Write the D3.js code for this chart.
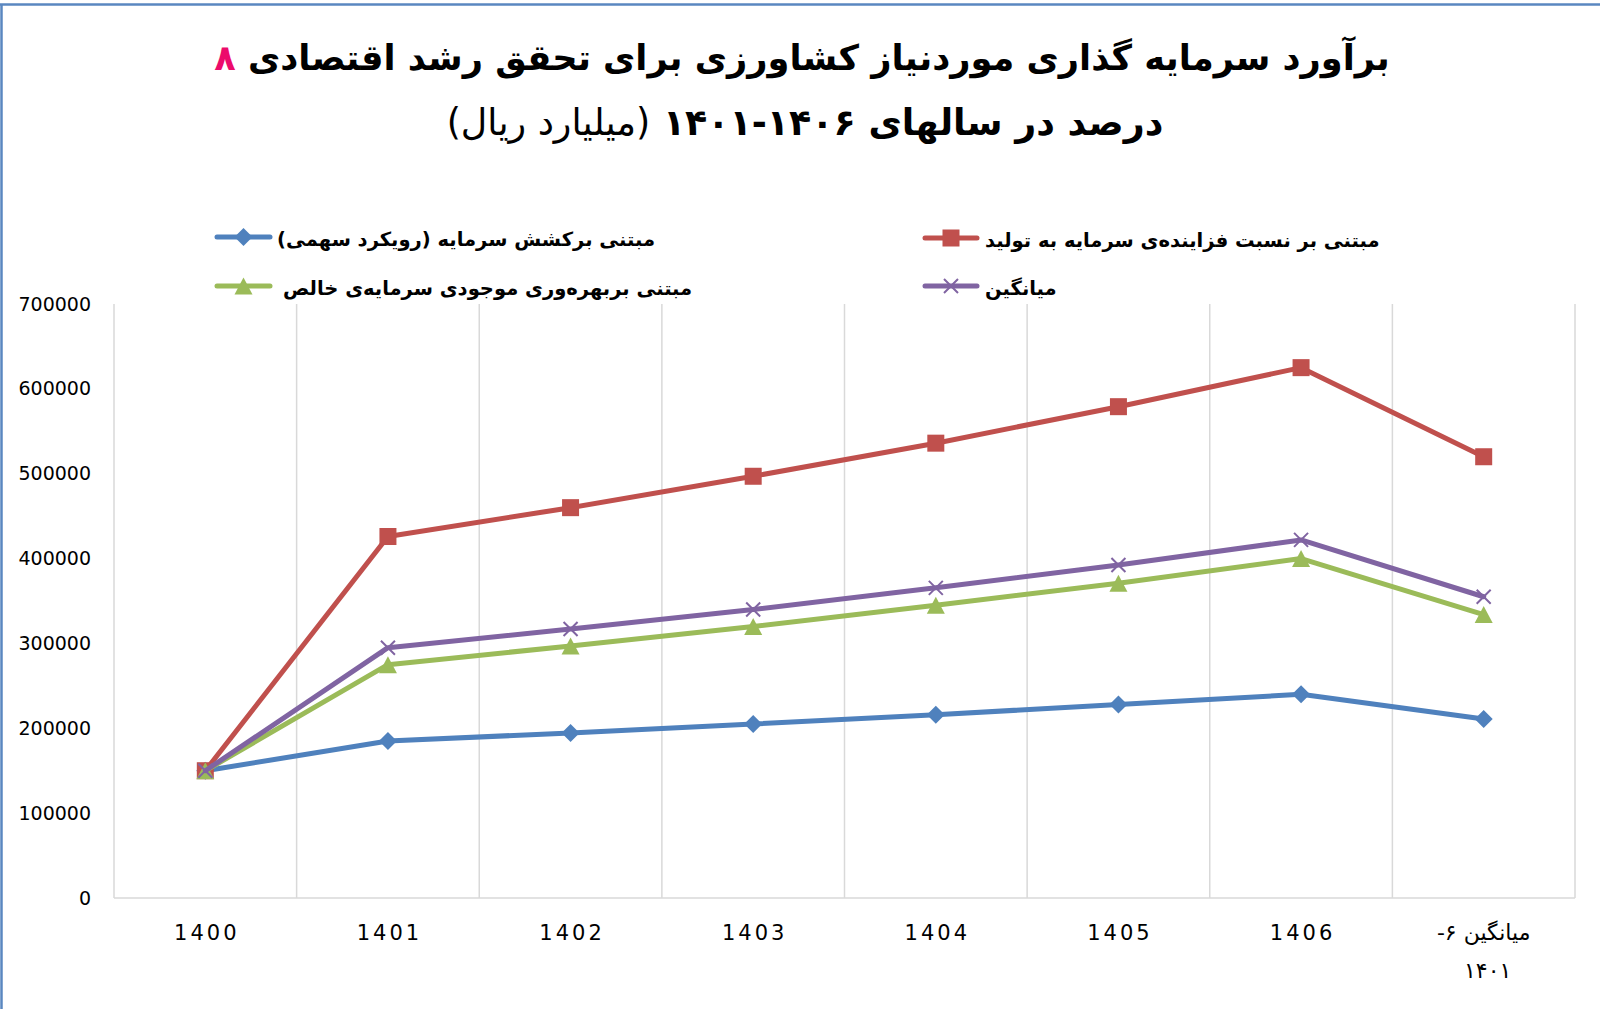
<!DOCTYPE html>
<html><head><meta charset="utf-8">
<script src="https://cdn.jsdelivr.net/npm/d3@7"></script>
<style>body{margin:0;background:#fff} svg{display:block}</style>
</head><body>
<svg id="c" width="1600" height="1009"></svg>
<script>
// ---------- data ----------
const categories = ["1400","1401","1402","1403","1404","1405","1406","میانگین ۱۴۰۱-۱۴۰۶"];
const tickLabelLines = [["1400"],["1401"],["1402"],["1403"],["1404"],["1405"],["1406"],["میانگین ۶-","۱۴۰۱"]];
const seriesNames = [
  "مبتنی برکشش سرمایه (رویکرد سهمی)",
  "مبتنی بر نسبت فزاینده‌ی سرمایه به تولید",
  "مبتنی بربهره‌وری موجودی سرمایه‌ی خالص",
  "میانگین"
];
const blueValues   = [150000,185000,194500,205000,216000,228000,240000,211000];
const redValues    = [150000,426000,460000,497000,536000,579000,625000,520000];
const greenValues  = [150000,275000,297000,320000,345000,371000,400000,334000];
const purpleValues = [150000,295000,317000,340000,365500,392500,422000,355000];
const yTicks = [0,100000,200000,300000,400000,500000,600000,700000];
const titleLine1 = "برآورد سرمایه گذاری موردنیاز کشاورزی برای تحقق رشد اقتصادی ";
const titleNum = "۸";
const titleLine2a = "درصد در سالهای ۱۴۰۶-۱۴۰۱ ";
const titleLine2b = "(میلیارد ریال)";

// ---------- setup ----------
const svg = d3.select("#c");
const FONT = "DejaVu Sans";
const colors = ["#4f81bd","#c0504d","#9bbb59","#8064a2"];
const markers = ["diamond","square","triangle","x"];
const allSeries = [blueValues, redValues, greenValues, purpleValues];

const plot = {left:114, right:1575, top:304, bottom:898};
const x = d3.scaleBand().domain(categories).range([plot.left, plot.right]).padding(0);
const y = d3.scaleLinear().domain([0,700000]).range([plot.bottom, plot.top]);
const cx = c => x(c) + x.bandwidth()/2;

// chart border (top & left visible)
svg.append("line").attr("x1",0).attr("x2",1600).attr("y1",4.5).attr("y2",4.5)
  .attr("stroke","#5a87c0").attr("stroke-width",2.5);
svg.append("line").attr("x1",1.5).attr("x2",1.5).attr("y1",4).attr("y2",1009)
  .attr("stroke","#5a87c0").attr("stroke-width",2.5);

// ---------- title ----------
function fitWidth(sel, target){
  const w = sel.node().getComputedTextLength();
  const fs = parseFloat(sel.attr("font-size"));
  sel.attr("font-size", fs*target/w);
}
const t1 = svg.append("text").attr("x",802).attr("y",70)
  .attr("direction","rtl").attr("text-anchor","middle")
  .attr("font-family",FONT).attr("font-weight","bold").attr("font-size",34).attr("fill","#000");
t1.append("tspan").text(titleLine1);
t1.append("tspan").attr("fill","#ec0b6b").text(titleNum);
fitWidth(t1, 1176);

const t2 = svg.append("text").attr("x",805).attr("y",135)
  .attr("direction","rtl").attr("text-anchor","middle")
  .attr("font-family",FONT).attr("font-size",34).attr("fill","#000");
t2.append("tspan").attr("font-weight","bold").text(titleLine2a);
t2.append("tspan").attr("font-weight","normal").text(titleLine2b);
fitWidth(t2, 717);

// ---------- grid & axes ----------
const g = svg.append("g");
categories.forEach((c,i)=>{
  const xe = x(c) + x.bandwidth();
  g.append("line").attr("x1",xe).attr("x2",xe).attr("y1",plot.top).attr("y2",plot.bottom)
    .attr("stroke","#d9d9d9").attr("stroke-width",1.5);
});
g.append("line").attr("x1",plot.left).attr("x2",plot.left).attr("y1",plot.top).attr("y2",plot.bottom)
  .attr("stroke","#d9d9d9").attr("stroke-width",1.5);
g.append("line").attr("x1",plot.left).attr("x2",plot.right).attr("y1",plot.bottom).attr("y2",plot.bottom)
  .attr("stroke","#d9d9d9").attr("stroke-width",1.5);

// y labels
const yAxis = d3.axisLeft(y).tickValues(yTicks).tickFormat(d3.format("d")).tickSize(0).tickPadding(0);
const ya = svg.append("g").attr("transform",`translate(91,0)`).call(yAxis);
ya.select(".domain").remove();
ya.selectAll("text").attr("font-family",FONT).attr("font-size",19).attr("fill","#000");

// x labels
const xl = svg.append("g");
categories.forEach((c,i)=>{
  const lines = tickLabelLines[i];
  lines.forEach((ln,j)=>{
    const isLatin = /^[0-9]+$/.test(ln);
    const t = xl.append("text")
      .attr("x", cx(c) + (isLatin ? 1.5 : 0))
      .attr("y", 940 + j*38)
      .attr("text-anchor","middle")
      .attr("font-family",FONT).attr("fill","#000");
    if (isLatin) {
      t.attr("font-size",21).attr("letter-spacing","3px").text(ln);
    } else if (j===0) {
      t.attr("direction","rtl").attr("font-size",22).attr("letter-spacing","1px").text(ln);
    } else {
      t.attr("x", cx(c) + 4).attr("direction","rtl").attr("font-size",22).attr("letter-spacing","8px").text(ln);
    }
  });
});

// ---------- marker helper ----------
function drawMarker(sel, type, color, px, py){
  if (type==="diamond"){
    const r=9;
    sel.append("path").attr("d",`M${px},${py-r}L${px+r},${py}L${px},${py+r}L${px-r},${py}Z`).attr("fill",color);
  } else if (type==="square"){
    const s=8.5;
    sel.append("rect").attr("x",px-s).attr("y",py-s).attr("width",2*s).attr("height",2*s).attr("fill",color);
  } else if (type==="triangle"){
    const w=9, h=8.5;
    sel.append("path").attr("d",`M${px},${py-h}L${px+w},${py+h}L${px-w},${py+h}Z`).attr("fill",color);
  } else {
    const s=7;
    sel.append("path").attr("d",`M${px-s},${py-s}L${px+s},${py+s}M${px-s},${py+s}L${px+s},${py-s}`)
      .attr("stroke",color).attr("stroke-width",2).attr("fill","none");
  }
}

// ---------- series ----------
const line = d3.line().x((d,i)=>cx(categories[i])).y(d=>y(d));
allSeries.forEach((vals,k)=>{
  const sg = svg.append("g");
  sg.append("path").datum(vals).attr("d",line).attr("fill","none")
    .attr("stroke",colors[k]).attr("stroke-width",5).attr("stroke-linejoin","round").attr("stroke-linecap","round");
  vals.forEach((v,i)=> drawMarker(sg, markers[k], colors[k], cx(categories[i]), y(v)));
});

// ---------- legend ----------
const legendPos = [
  {x1:217, x2:270, ly:237, tx:277, ty:246},
  {x1:925, x2:977, ly:238, tx:985, ty:247},
  {x1:217, x2:270, ly:286, tx:283, ty:295},
  {x1:925, x2:977, ly:286, tx:985, ty:295}
];
const lg = svg.append("g");
const legTexts = [];
seriesNames.forEach((n,k)=>{
  const p = legendPos[k];
  lg.append("line").attr("x1",p.x1).attr("x2",p.x2).attr("y1",p.ly).attr("y2",p.ly)
    .attr("stroke",colors[k]).attr("stroke-width",5).attr("stroke-linecap","round");
  drawMarker(lg, markers[k], colors[k], (p.x1+p.x2)/2, p.ly);
  const t = lg.append("text").attr("x",p.tx).attr("y",p.ty)
    .attr("direction","rtl").attr("text-anchor","end")
    .attr("font-family",FONT).attr("font-weight","bold").attr("font-size",20).attr("fill","#000")
    .text(n);
  legTexts.push(t);
});
// common legend size fitted on the longest entry
const wRed = legTexts[1].node().getComputedTextLength();
const fsL = 20*395/wRed;
legTexts.forEach(t=>t.attr("font-size",fsL));
</script>
</body></html>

###

Up to and including the line with "const cx = c => x(c) + x.bandwidth()/2;", copy the data above from its first line. Skip pictures.

Write the D3.js code for this chart.
<!DOCTYPE html>
<html><head><meta charset="utf-8">
<script src="https://cdn.jsdelivr.net/npm/d3@7"></script>
<style>body{margin:0;background:#fff} svg{display:block}</style>
</head><body>
<svg id="c" width="1600" height="1009"></svg>
<script>
// ---------- data ----------
const categories = ["1400","1401","1402","1403","1404","1405","1406","میانگین ۱۴۰۱-۱۴۰۶"];
const tickLabelLines = [["1400"],["1401"],["1402"],["1403"],["1404"],["1405"],["1406"],["میانگین ۶-","۱۴۰۱"]];
const seriesNames = [
  "مبتنی برکشش سرمایه (رویکرد سهمی)",
  "مبتنی بر نسبت فزاینده‌ی سرمایه به تولید",
  "مبتنی بربهره‌وری موجودی سرمایه‌ی خالص",
  "میانگین"
];
const blueValues   = [150000,185000,194500,205000,216000,228000,240000,211000];
const redValues    = [150000,426000,460000,497000,536000,579000,625000,520000];
const greenValues  = [150000,275000,297000,320000,345000,371000,400000,334000];
const purpleValues = [150000,295000,317000,340000,365500,392500,422000,355000];
const yTicks = [0,100000,200000,300000,400000,500000,600000,700000];
const titleLine1 = "برآورد سرمایه گذاری موردنیاز کشاورزی برای تحقق رشد اقتصادی ";
const titleNum = "۸";
const titleLine2a = "درصد در سالهای ۱۴۰۶-۱۴۰۱ ";
const titleLine2b = "(میلیارد ریال)";

// ---------- setup ----------
const svg = d3.select("#c");
const FONT = "DejaVu Sans";
const colors = ["#4f81bd","#c0504d","#9bbb59","#8064a2"];
const markers = ["diamond","square","triangle","x"];
const allSeries = [blueValues, redValues, greenValues, purpleValues];

const plot = {left:114, right:1575, top:304, bottom:898};
const x = d3.scaleBand().domain(categories).range([plot.left, plot.right]).padding(0);
const y = d3.scaleLinear().domain([0,700000]).range([plot.bottom, plot.top]);
const cx = c => x(c) + x.bandwidth()/2;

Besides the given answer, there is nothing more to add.